* _PROBLEM_
Retype the data that follows line by line, exactly, and leave its pictures out.

-------- DATA BLOCK

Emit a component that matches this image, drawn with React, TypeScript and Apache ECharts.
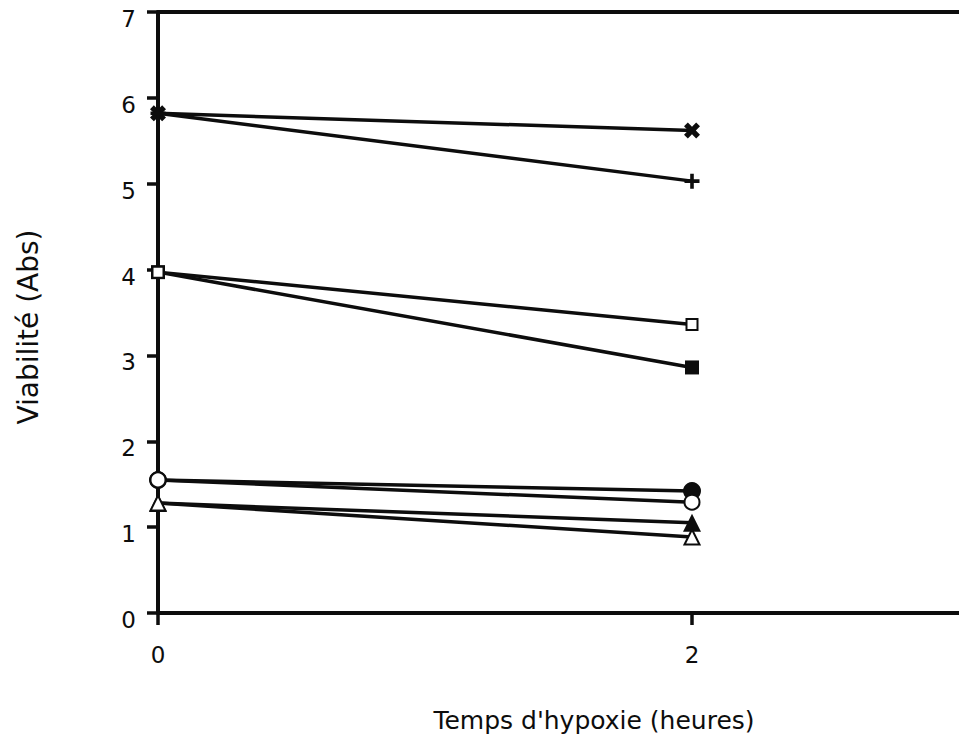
import React, { useEffect, useRef } from "react";
import * as echarts from "echarts";

// Hypoxia duration (hours) at which viability was measured
const hours = [0, 2];

// Viability (absorbance) per condition, at 0 h and 2 h
const crossValues = [5.82, 5.62];
const plusValues = [5.82, 5.03];
const filledSquareValues = [3.97, 2.86];
const openSquareValues = [3.97, 3.36];
const filledCircleValues = [1.55, 1.42];
const openCircleValues = [1.55, 1.29];
const filledTriangleValues = [1.28, 1.05];
const openTriangleValues = [1.28, 0.885];

// Axis ticks
const xTickValues = [0, 2];
const yMin = 0;
const yMax = 7;
const xMin = 0;
const xMax = 3;

const xTitle = "Temps d'hypoxie (heures)";
const yTitle = "Viabilité (Abs)";

const INK = "#0d0d0d";
const FONT = "'DejaVu Sans', Verdana, sans-serif";

// Filled marker shapes drawn as paths
const CROSS_PATH =
  "path://M0,2.4L2.4,0L5,2.6L7.6,0L10,2.4L7.4,5L10,7.6L7.6,10L5,7.4L2.4,10L0,7.6L2.6,5Z";
const PLUS_PATH = "path://M3.8,0H6.2V3.8H10V6.2H6.2V10H3.8V6.2H0V3.8H3.8Z";

function pairs(values: number[]) {
  return hours.map((h, i) => [h, values[i]]);
}

function makeSeries(
  name: string,
  values: number[],
  symbol: string,
  symbolSize: number,
  hollow: boolean
) {
  return {
    name,
    type: "line",
    data: pairs(values),
    symbol,
    symbolSize,
    showSymbol: true,
    lineStyle: { color: INK, width: 3.5 },
    itemStyle: hollow
      ? { color: INK, borderColor: INK, borderWidth: 3.2 }
      : { color: INK, borderWidth: 0 },
    emphasis: { disabled: true },
    xAxisIndex: 0,
    yAxisIndex: 0,
  };
}

export default function App() {
  const ref = useRef<HTMLDivElement>(null);

  useEffect(() => {
    if (!ref.current) return;
    const chart = echarts.init(ref.current, undefined, { renderer: "svg" });

    chart.setOption({
      animation: false,
      backgroundColor: "#fff",
      grid: { left: 158, right: 0, top: 12, bottom: 126, containLabel: false },
      xAxis: [
        {
          type: "value",
          min: xMin,
          max: xMax,
          position: "bottom",
          axisLine: { show: true, onZero: false, lineStyle: { color: INK, width: 4 } },
          axisTick: {
            show: true,
            inside: false,
            length: 12,
            customValues: xTickValues,
            lineStyle: { color: INK, width: 3.5 },
          },
          axisLabel: {
            show: true,
            customValues: xTickValues,
            margin: 30,
            color: INK,
            fontSize: 23,
            fontFamily: FONT,
          },
          splitLine: { show: false },
        },
        {
          type: "value",
          min: xMin,
          max: xMax,
          position: "top",
          axisLine: { show: true, onZero: false, lineStyle: { color: INK, width: 4 } },
          axisTick: { show: false },
          axisLabel: { show: false },
          splitLine: { show: false },
        },
      ],
      yAxis: {
        type: "value",
        min: yMin,
        max: yMax,
        interval: 1,
        axisLine: { show: true, onZero: false, lineStyle: { color: INK, width: 4 } },
        axisTick: { show: true, inside: false, length: 11, lineStyle: { color: INK, width: 3.5 } },
        axisLabel: {
          margin: 22,
          color: INK,
          fontSize: 23,
          fontFamily: FONT,
          verticalAlign: "top",
          lineHeight: 14,
        },
        splitLine: { show: false },
      },
      graphic: [
        {
          type: "text",
          x: 594,
          y: 720,
          style: {
            text: xTitle,
            fill: INK,
            font: `25px ${FONT}`,
            textAlign: "center",
            textVerticalAlign: "middle",
          },
        },
        {
          type: "text",
          x: 28,
          y: 327,
          rotation: Math.PI / 2,
          style: {
            text: yTitle,
            fill: INK,
            font: `28px ${FONT}`,
            textAlign: "center",
            textVerticalAlign: "middle",
          },
        },
      ],
      series: [
        makeSeries("×", crossValues, CROSS_PATH, 16, false),
        makeSeries("+", plusValues, PLUS_PATH, 15, false),
        makeSeries("■", filledSquareValues, "rect", 14, false),
        makeSeries("□", openSquareValues, "emptyRect", 11, true),
        makeSeries("●", filledCircleValues, "circle", 18, false),
        makeSeries("○", openCircleValues, "emptyCircle", 15, true),
        makeSeries("▲", filledTriangleValues, "triangle", 18, false),
        makeSeries("△", openTriangleValues, "emptyTriangle", 15, true),
      ],
    });

    return () => chart.dispose();
  }, []);

  return (
    <div
      ref={ref}
      style={{ position: "fixed", left: 0, top: 0, width: 959, height: 739, background: "#fff" }}
    />
  );
}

----------------

* _TASK RESULT_
Emit a component that matches this image, drawn with React, TypeScript and Apache ECharts.
import React, { useEffect, useRef } from "react";
import * as echarts from "echarts";

// Hypoxia duration (hours) at which viability was measured
const hours = [0, 2];

// Viability (absorbance) per condition, at 0 h and 2 h
const crossValues = [5.82, 5.62];
const plusValues = [5.82, 5.03];
const filledSquareValues = [3.97, 2.86];
const openSquareValues = [3.97, 3.36];
const filledCircleValues = [1.55, 1.42];
const openCircleValues = [1.55, 1.29];
const filledTriangleValues = [1.28, 1.05];
const openTriangleValues = [1.28, 0.885];

// Axis ticks
const xTickValues = [0, 2];
const yMin = 0;
const yMax = 7;
const xMin = 0;
const xMax = 3;

const xTitle = "Temps d'hypoxie (heures)";
const yTitle = "Viabilité (Abs)";

const INK = "#0d0d0d";
const FONT = "'DejaVu Sans', Verdana, sans-serif";

// Filled marker shapes drawn as paths
const CROSS_PATH =
  "path://M0,2.4L2.4,0L5,2.6L7.6,0L10,2.4L7.4,5L10,7.6L7.6,10L5,7.4L2.4,10L0,7.6L2.6,5Z";
const PLUS_PATH = "path://M3.8,0H6.2V3.8H10V6.2H6.2V10H3.8V6.2H0V3.8H3.8Z";

function pairs(values: number[]) {
  return hours.map((h, i) => [h, values[i]]);
}

function makeSeries(
  name: string,
  values: number[],
  symbol: string,
  symbolSize: number,
  hollow: boolean
) {
  return {
    name,
    type: "line",
    data: pairs(values),
    symbol,
    symbolSize,
    showSymbol: true,
    lineStyle: { color: INK, width: 3.5 },
    itemStyle: hollow
      ? { color: INK, borderColor: INK, borderWidth: 3.2 }
      : { color: INK, borderWidth: 0 },
    emphasis: { disabled: true },
    xAxisIndex: 0,
    yAxisIndex: 0,
  };
}

export default function App() {
  const ref = useRef<HTMLDivElement>(null);

  useEffect(() => {
    if (!ref.current) return;
    const chart = echarts.init(ref.current, undefined, { renderer: "svg" });

    chart.setOption({
      animation: false,
      backgroundColor: "#fff",
      grid: { left: 158, right: 0, top: 12, bottom: 126, containLabel: false },
      xAxis: [
        {
          type: "value",
          min: xMin,
          max: xMax,
          position: "bottom",
          axisLine: { show: true, onZero: false, lineStyle: { color: INK, width: 4 } },
          axisTick: {
            show: true,
            inside: false,
            length: 12,
            customValues: xTickValues,
            lineStyle: { color: INK, width: 3.5 },
          },
          axisLabel: {
            show: true,
            customValues: xTickValues,
            margin: 30,
            color: INK,
            fontSize: 23,
            fontFamily: FONT,
          },
          splitLine: { show: false },
        },
        {
          type: "value",
          min: xMin,
          max: xMax,
          position: "top",
          axisLine: { show: true, onZero: false, lineStyle: { color: INK, width: 4 } },
          axisTick: { show: false },
          axisLabel: { show: false },
          splitLine: { show: false },
        },
      ],
      yAxis: {
        type: "value",
        min: yMin,
        max: yMax,
        interval: 1,
        axisLine: { show: true, onZero: false, lineStyle: { color: INK, width: 4 } },
        axisTick: { show: true, inside: false, length: 11, lineStyle: { color: INK, width: 3.5 } },
        axisLabel: {
          margin: 22,
          color: INK,
          fontSize: 23,
          fontFamily: FONT,
          verticalAlign: "top",
          lineHeight: 14,
        },
        splitLine: { show: false },
      },
      graphic: [
        {
          type: "text",
          x: 594,
          y: 720,
          style: {
            text: xTitle,
            fill: INK,
            font: `25px ${FONT}`,
            textAlign: "center",
            textVerticalAlign: "middle",
          },
        },
        {
          type: "text",
          x: 28,
          y: 327,
          rotation: Math.PI / 2,
          style: {
            text: yTitle,
            fill: INK,
            font: `28px ${FONT}`,
            textAlign: "center",
            textVerticalAlign: "middle",
          },
        },
      ],
      series: [
        makeSeries("×", crossValues, CROSS_PATH, 16, false),
        makeSeries("+", plusValues, PLUS_PATH, 15, false),
        makeSeries("■", filledSquareValues, "rect", 14, false),
        makeSeries("□", openSquareValues, "emptyRect", 11, true),
        makeSeries("●", filledCircleValues, "circle", 18, false),
        makeSeries("○", openCircleValues, "emptyCircle", 15, true),
        makeSeries("▲", filledTriangleValues, "triangle", 18, false),
        makeSeries("△", openTriangleValues, "emptyTriangle", 15, true),
      ],
    });

    return () => chart.dispose();
  }, []);

  return (
    <div
      ref={ref}
      style={{ position: "fixed", left: 0, top: 0, width: 959, height: 739, background: "#fff" }}
    />
  );
}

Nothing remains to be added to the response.